Rogers: Well what they did last year, which was very interesting, was they asked all the farmers to produce their irrigation bills — which is really their electrical meter bills. They didn’t go so far to track and say, “Okay, this well used this much electricity.” But I think they kind of collected some data just to see if people did turn their irrigation on or not. That makes sense. Nobody likes people saying, "Show me your bills," so to speak, but it does produce a good faith effort to do it.
Now, they don’t cover drought, but they do cover yields, up to a certain point. So drought or wind or hail reduces yields. For instance, if you have an average of 900 pounds an acre, two bales an acre-type of thing, and you come out and have one-third of a bale an acre, it shows up quickly that something went wrong. Now they can walk out there and see. You can tell a crop that’s been water-stressed and a crop that’s been drought-stressed, because a drought-stressed crop won’t even get up, hardly. It’ll look like a Charlie Brown Christmas tree, if you will, versus a crop that does get up, it gets knee-high or ankle-high and it has a bunch of bolls on it and then it just shrivels away. This didn’t even have any fruit on it. It never fruited.
To put it in perspective, a tenant [of mine] that had a 900-pound yield average over the last three of the five years or whatever the scale is they do, was rated at six pounds an acre. From 900 to six pounds. So that tells you that there is nothing. If you delivered [news]papers to 900 houses and all of the sudden you were delivering to six houses — that puts it in perspective.
TT: So that was a tenant of yours who went from 900 pounds on irrigated land of cotton to six pounds?
Rogers: Yes. ... Year after year he has great cotton.
TT: You have some interesting observations about the oil activity and water use in the area. Would you want to share those?
Rogers: There’s no doubt that it takes water to help drill and frack and maintain oil wells. In time oil wells produce water, but they’re really saline-based, and you couldn’t use it. ... There are companies out there that are actually trying to take that water and clean it up enough to make it used for irrigation. But at the end of the day, a lot of the leases out, at least in my part of the High Plains, were done way before anybody was concerned about water. As a result, the oil companies have unlimited use of your water. Now we just structured a lease in which we gave them a five-year term for water usage. And then we would re-evaluate after five years. It’s the first of its kind that I know where [a farm has] said, "Wait a minute, you don’t have unlimited rights to our water."
TT: Typically, when a company wants to drill on your land, then they’ll also get water from you?
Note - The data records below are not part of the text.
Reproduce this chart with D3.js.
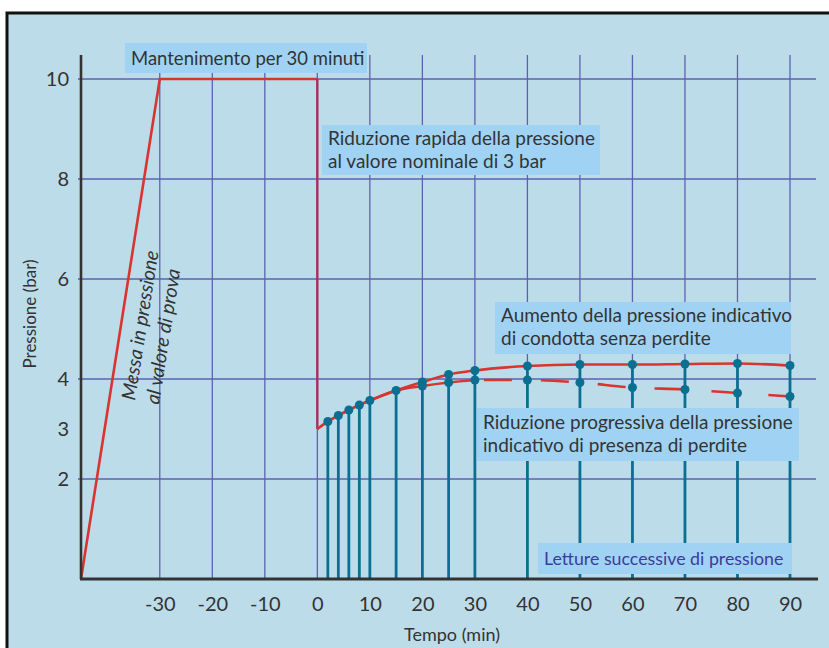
<!DOCTYPE html>
<html>
<head>
<meta charset="utf-8">
<script src="https://cdn.jsdelivr.net/npm/d3@7"></script>
<style>
  body { margin: 0; background: #fff; }
  text { font-family: Lato, "Open Sans", sans-serif; fill: #333; }
</style>
</head>
<body>
<div id="chart"></div>
<script>
// test profile: ramp, hold 30 min, rapid drop to 3 bar
const phaseTimes = [-45, -30, 0, 0];
const phasePressure = [0, 10, 10, 3];

// successive readings
const readTimes = [2, 4, 6, 8, 10, 15, 20, 25, 30, 40, 50, 60, 70, 80, 90];
const noLeak = [3.15, 3.27, 3.38, 3.48, 3.57, 3.77, 3.94, 4.09, 4.17, 4.26, 4.29, 4.29, 4.30, 4.31, 4.27];
const leakTimes = [20, 25, 30, 40, 50, 60, 70, 80, 90];
const leak = [3.86, 3.93, 3.98, 3.98, 3.93, 3.83, 3.79, 3.72, 3.65];

const xTicks = [-30, -20, -10, 0, 10, 20, 30, 40, 50, 60, 70, 80, 90];
const yTicks = [2, 3, 4, 6, 8, 10];
const yGrid = [2, 4, 6, 8, 10];

const W = 829, H = 648;
const svg = d3.select("#chart").append("svg")
  .attr("width", W).attr("height", H);

// frame
svg.append("rect")
  .attr("x", 7).attr("y", 13).attr("width", 840).attr("height", 660)
  .attr("fill", "#bddcea").attr("stroke", "#111").attr("stroke-width", 3);

const x = d3.scaleLinear().domain([-45, 90]).range([81, 790]);
const y = d3.scaleLinear().domain([0, 10]).range([579, 79]);

const gridCol = "#5d62b0";
// vertical grid
svg.append("g").selectAll("line")
  .data(xTicks)
  .join("line")
    .attr("x1", d => x(d)).attr("x2", d => x(d))
    .attr("y1", 55).attr("y2", y(0))
    .attr("stroke", gridCol).attr("stroke-width", 1.3);

// horizontal grid
svg.append("g").selectAll("line")
  .data(yGrid)
  .join("line")
    .attr("x1", 78).attr("x2", 816)
    .attr("y1", d => y(d)).attr("y2", d => y(d))
    .attr("stroke", gridCol).attr("stroke-width", 1.3);

// stems
svg.append("g").selectAll("line")
  .data(readTimes)
  .join("line")
    .attr("x1", d => x(d)).attr("x2", d => x(d))
    .attr("y1", (d, i) => y(noLeak[i])).attr("y2", y(0))
    .attr("stroke", "#0b6f91").attr("stroke-width", 2.8);

// profile
const red = "#d8352f";
svg.append("path")
  .datum(phaseTimes.slice(0, 3).map((t, i) => [t, phasePressure[i]]))
  .attr("d", d3.line().x(d => x(d[0])).y(d => y(d[1])))
  .attr("fill", "none").attr("stroke", red).attr("stroke-width", 2.6);
svg.append("line")
  .attr("x1", x(phaseTimes[2])).attr("x2", x(phaseTimes[3]))
  .attr("y1", y(phasePressure[2])).attr("y2", y(phasePressure[3]))
  .attr("stroke", "#a3315b").attr("stroke-width", 2.4);

const curve = d3.line().x(d => x(d[0])).y(d => y(d[1])).curve(d3.curveMonotoneX);
const start = [phaseTimes[3], phasePressure[3]];
const upperPts = [start].concat(readTimes.map((t, i) => [t, noLeak[i]]));
const earlyPts = [start].concat(readTimes.filter(t => t < 20).map((t, i) => [t, noLeak[i]]));
const lowerPts = earlyPts.concat(leakTimes.map((t, i) => [t, leak[i]]));

const solidLow = lowerPts.filter(d => d[0] <= 30);
const dashLow = lowerPts.filter(d => d[0] >= 15);

svg.append("path").datum(solidLow)
  .attr("d", curve).attr("fill", "none").attr("stroke", red).attr("stroke-width", 2.4);
const dashPath = svg.append("path").datum(dashLow)
  .attr("d", curve).attr("fill", "none").attr("stroke", red).attr("stroke-width", 2.6);
// start dashes just after t=30
const tmp = svg.append("path").datum(lowerPts.filter(d => d[0] >= 15 && d[0] <= 30)).attr("d", curve);
const off = tmp.node().getTotalLength();
tmp.remove();
const dashes = [0, off + 9];
for (let k = 0; k < 10; k++) dashes.push(28, 29);
dashPath.attr("stroke-dasharray", dashes.join(","));

svg.append("path").datum(upperPts)
  .attr("d", curve).attr("fill", "none").attr("stroke", red).attr("stroke-width", 2.6);

// dots
const teal = "#0b6f91";
svg.append("g").selectAll("circle")
  .data(readTimes)
  .join("circle")
    .attr("cx", d => x(d)).attr("cy", (d, i) => y(noLeak[i]))
    .attr("r", 4.5).attr("fill", teal);
svg.append("g").selectAll("circle")
  .data(leakTimes)
  .join("circle")
    .attr("cx", d => x(d)).attr("cy", (d, i) => y(leak[i]))
    .attr("r", 4.5).attr("fill", teal);

// axes
svg.append("line")
  .attr("x1", 81).attr("x2", 81).attr("y1", 55).attr("y2", y(0))
  .attr("stroke", "#333").attr("stroke-width", 2.6);
svg.append("line")
  .attr("x1", 80).attr("x2", 818).attr("y1", y(0)).attr("y2", y(0))
  .attr("stroke", "#333").attr("stroke-width", 3);

const yAxis = svg.append("g")
  .attr("transform", "translate(81,0)")
  .call(d3.axisLeft(y).tickValues(yTicks).tickSize(0).tickPadding(12).tickFormat(d => String(d)));
yAxis.select(".domain").remove();
yAxis.selectAll("text").style("font-size", "20px").attr("fill", "#333");

const xAxis = svg.append("g")
  .attr("transform", `translate(0,${y(0)})`)
  .call(d3.axisBottom(x).tickValues(xTicks).tickSize(0).tickPadding(18).tickFormat(d => String(d)));
xAxis.select(".domain").remove();
xAxis.selectAll("text").style("font-size", "20px").attr("fill", "#333");

svg.append("text")
  .attr("x", 452).attr("y", 641).attr("text-anchor", "middle")
  .style("font-size", "18px").text("Tempo (min)");
svg.append("text")
  .attr("transform", "translate(36,314) rotate(-90)").attr("text-anchor", "middle")
  .style("font-size", "17px").text("Pressione (bar)");

// annotation boxes
const boxFill = "#a0d3f3";
function note(bx, by, bw, bh, lines, opts = {}) {
  svg.append("rect").attr("x", bx).attr("y", by).attr("width", bw).attr("height", bh)
    .attr("fill", boxFill);
  lines.forEach((s, i) => {
    svg.append("text")
      .attr("x", bx + (opts.pad || 6)).attr("y", by + (opts.base || 21) + i * 23)
      .style("font-size", (opts.size || 19) + "px")
      .style("fill", opts.color || "#333")
      .text(s);
  });
}
note(125, 43, 242, 30, ["Mantenimento per 30 minuti"], {base: 22, size: 18.5});
note(322, 125, 278, 50, ["Riduzione rapida della pressione", "al valore nominale di 3 bar"], {base: 20});
note(495, 302, 296, 52, ["Aumento della pressione indicativo", "di condotta senza perdite"], {base: 20});
note(477, 408, 322, 53, ["Riduzione progressiva della pressione", "indicativo di presenza di perdite"], {base: 21});
note(538, 543, 254, 31, ["Letture successive di pressione"], {base: 22, size: 17.8, color: "#3c3c9c"});

// rotated ramp label
const ang = -81;
svg.append("text")
  .attr("transform", `translate(135,401) rotate(${ang})`)
  .style("font-size", "19.5px").style("font-style", "italic")
  .text("Messa in pressione");
svg.append("text")
  .attr("transform", `translate(159,405) rotate(${ang})`)
  .style("font-size", "19.5px").style("font-style", "italic")
  .text("al valore di prova");
</script>
</body>
</html>
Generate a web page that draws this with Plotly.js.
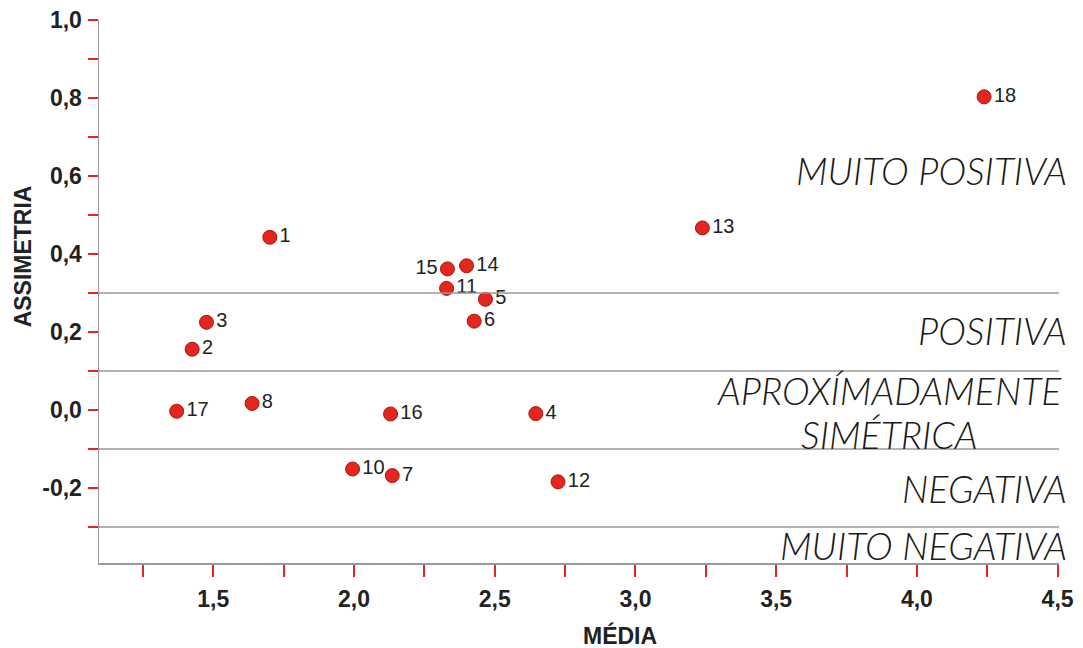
<!DOCTYPE html>
<html><head><meta charset="utf-8">
<script src="https://cdn.plot.ly/plotly-3.0.1.min.js"></script>
<style>html,body{margin:0;padding:0;background:#fff}#chart{width:1083px;height:648px}</style>
</head><body><div id="chart"></div>
<script>
const pointIds   = ['1','2','3','4','5','6','7','8','10','11','12','13','14','15','16','17','18'];
const media      = [1.701,1.425,1.476,2.646,2.467,2.427,2.136,1.638,1.995,2.329,2.725,3.238,2.400,2.332,2.130,1.370,4.239];
const assimetria = [0.443,0.156,0.225,-0.009,0.284,0.228,-0.168,0.017,-0.151,0.312,-0.184,0.467,0.370,0.362,-0.010,-0.003,0.803];
const labelPos   = ['middle right','middle right','middle right','middle right','middle right','middle right','middle right','middle right','middle right','middle right','middle right','middle right','middle right','middle left','middle right','middle right','middle right'];

const xTickVals = [1.25,1.5,1.75,2.0,2.25,2.5,2.75,3.0,3.25,3.5,3.75,4.0,4.25,4.5];
const xTickText = ['','1,5','','2,0','','2,5','','3,0','','3,5','','4,0','','4,5'];
const yTickVals = [1.0,0.9,0.8,0.7,0.6,0.5,0.4,0.3,0.2,0.1,0.0,-0.1,-0.2,-0.3];
const yTickText = ['1,0','','0,8','','0,6','','0,4','','0,2','','0,0','','-0,2',''];

const classBounds = [0.3,0.1,-0.1,-0.3];
const classLabels = ['MUITO POSITIVA','POSITIVA','APROXÍMADAMENTE','SIMÉTRICA','NEGATIVA','MUITO NEGATIVA'];
const classLabelY = [0.613,0.203,0.051,-0.063,-0.200,-0.346];

const xTitle = 'MÉDIA';
const yTitle = 'ASSIMETRIA';

const baseFont = 'Liberation Sans, Arial, sans-serif';
const classFont = {family:'Lato, Inter, sans-serif', size:37.5, color:'#1a1a1a', style:'italic', weight:300};

const trace = {
  x: media, y: assimetria, text: pointIds, mode:'markers+text', type:'scatter',
  textposition: labelPos,
  textfont:{family:baseFont, size:20, color:'#222'},
  marker:{size:14, color:'#e32620', line:{color:'#a8160f', width:1}},
  hoverinfo:'skip', cliponaxis:false
};

const shapes = classBounds.map(v => ({
  type:'line', xref:'paper', x0:0, x1:1, yref:'y', y0:v, y1:v,
  line:{color:'#9a9a9a', width:1.5}
}));

// centre of the two-line "APROXÍMADAMENTE / SIMÉTRICA" block, others right-aligned
const annotations = classLabels.map((t,i) => {
  const centred = (i === 2 || i === 3);
  return {
    text:t, xref:'paper', x: centred ? 0.823 : 1.01, xanchor: centred ? 'center' : 'right',
    yref:'y', y:classLabelY[i], yanchor:'middle', showarrow:false, font:classFont
  };
});
annotations.push({text:'<b>'+xTitle+'</b>', xref:'paper', x:0.543, yref:'paper', y:-0.133, yanchor:'middle', xanchor:'center', showarrow:false, font:{family:baseFont, size:23, color:'#222'}});
annotations.push({text:'<b>'+yTitle+'</b>', xref:'paper', x:-0.079, yref:'paper', y:0.565, xanchor:'center', yanchor:'middle', textangle:-90, showarrow:false, font:{family:baseFont, size:23, color:'#222'}});

const layout = {
  width:1083, height:648,
  margin:{l:99, r:24, t:20, b:85},
  paper_bgcolor:'#fff', plot_bgcolor:'#fff',
  showlegend:false,
  xaxis:{range:[1.094,4.505], showgrid:false, zeroline:false, showline:true, linecolor:'#9a9a9a', linewidth:1.5,
    ticks:'outside', ticklen:12, tickwidth:2, tickcolor:'#e32620', tickmode:'array', tickvals:xTickVals, ticktext:xTickText,
    tickfont:{family:baseFont, size:23, color:'#222', weight:'bold'}, ticklabelstandoff:3},
  yaxis:{range:[-0.392,1.0], showgrid:false, zeroline:false, showline:true, linecolor:'#9a9a9a', linewidth:1.5,
    ticks:'outside', ticklen:10, tickwidth:2, tickcolor:'#e32620', tickmode:'array', tickvals:yTickVals, ticktext:yTickText,
    tickfont:{family:baseFont, size:23, color:'#222', weight:'bold'}, ticklabelstandoff:1},
  shapes: shapes,
  annotations: annotations
};

Plotly.newPlot('chart', [trace], layout, {displayModeBar:false, staticPlot:true});
</script>
</body></html>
Rogers: Yeah, they’ll drill their own water well. We actually in this last lease said you can only drill in these certain areas and you can only use that water, and we’ll renegotiate after five years. And the reason is, and this is another thing, people just say, "Oh, drill another water well" — well the wells are so densely populated out there that when you drill a well on one tract, which is 160 acres, you affect tracts around you. It’s that fragile a system now. It used to be — drill a well and you just ran it and no big deal. But you can only put so many straws in a milkshake before it’s sucked dry.
TT: Yes. If I had a dollar every time I heard that analogy, I’d be rich.
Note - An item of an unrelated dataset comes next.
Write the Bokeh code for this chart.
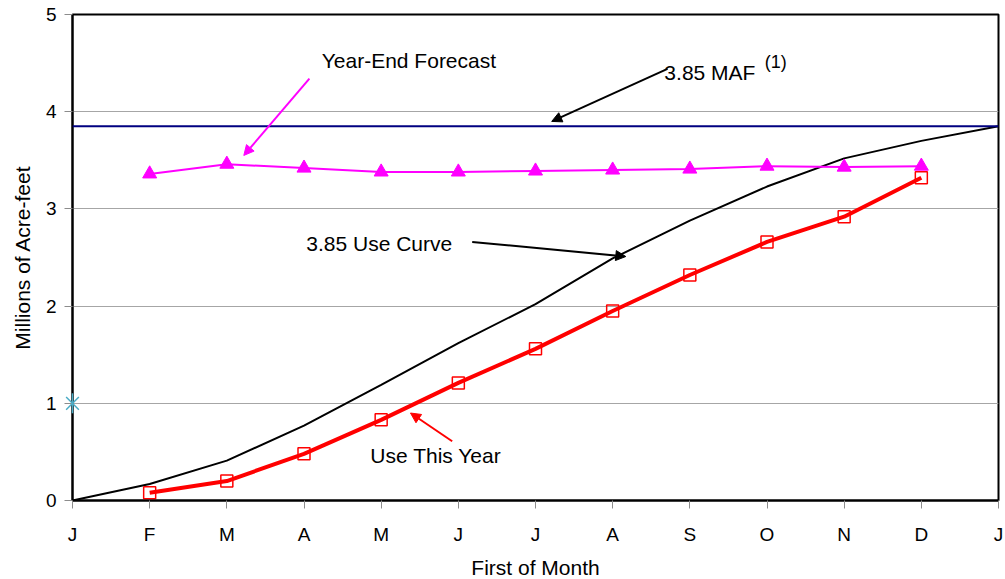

Rogers: You just can’t go drill any particular place. I’m looking at hundreds of thousands of dollars under a pivot. A hundred thousand dollars under a pivot, and if the oil company goes and drills next to what’s in a range of my well and drops me from 400 gallons a minute to 300 gallons a minute, it can mean thousands of dollars. Their take is, you’ll make more money in oil. And my take is, it’s still a livelihood. ... It hurts my tenant, and it would be myopic for me to not be concerned about my tenant.
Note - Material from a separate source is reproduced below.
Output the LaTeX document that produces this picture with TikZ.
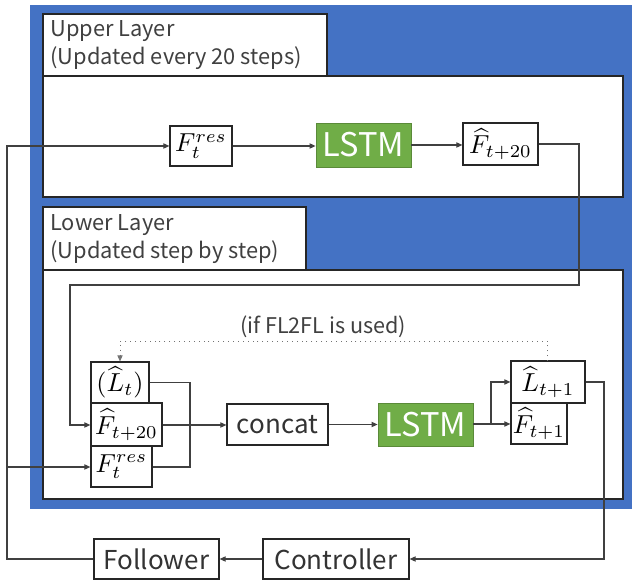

TT: Last thing. Are people there thinking about or concerned about climate change?
Rogers: I would think that most tenants, or most farmers in that area, are not big proponents of climate change. They live in the weather, 365 days a year. The weather, mother nature is their biggest business partner. They see changes in [the weather] — El Niño, La Niña and things like that. And they feel it and see it, but they really don’t say, "Boy, when I was a boy, it dropped down to 65 degrees every night here, and now it drops down to 67 degrees and I see it us losing 7 percent on our crop." Nobody’s thinking like that out there, I don’t see. They are worried about the level of usage of water.
There are really kind of two groups, one what I call the old-timers that say, "Turn on the hose, I don’t care how long it runs." And others are saying, "Let’s be smart about when and how we turn on the hose." Some guys will do 12, 14 revolutions, and some guys will do six or seven revolutions with the pivot. But nobody as a whole is talking about [climate change]. Nobody as a whole is saying, "Boy, we’re in a weird weather pattern and [with] this CO2 ... issue and all that, we’ve really got to wake up, America and the world, and change our habits." It’s not that they don’t want to act — think global, act local. It’s just that they don’t believe it.
Anna Whitney transcribed this interview.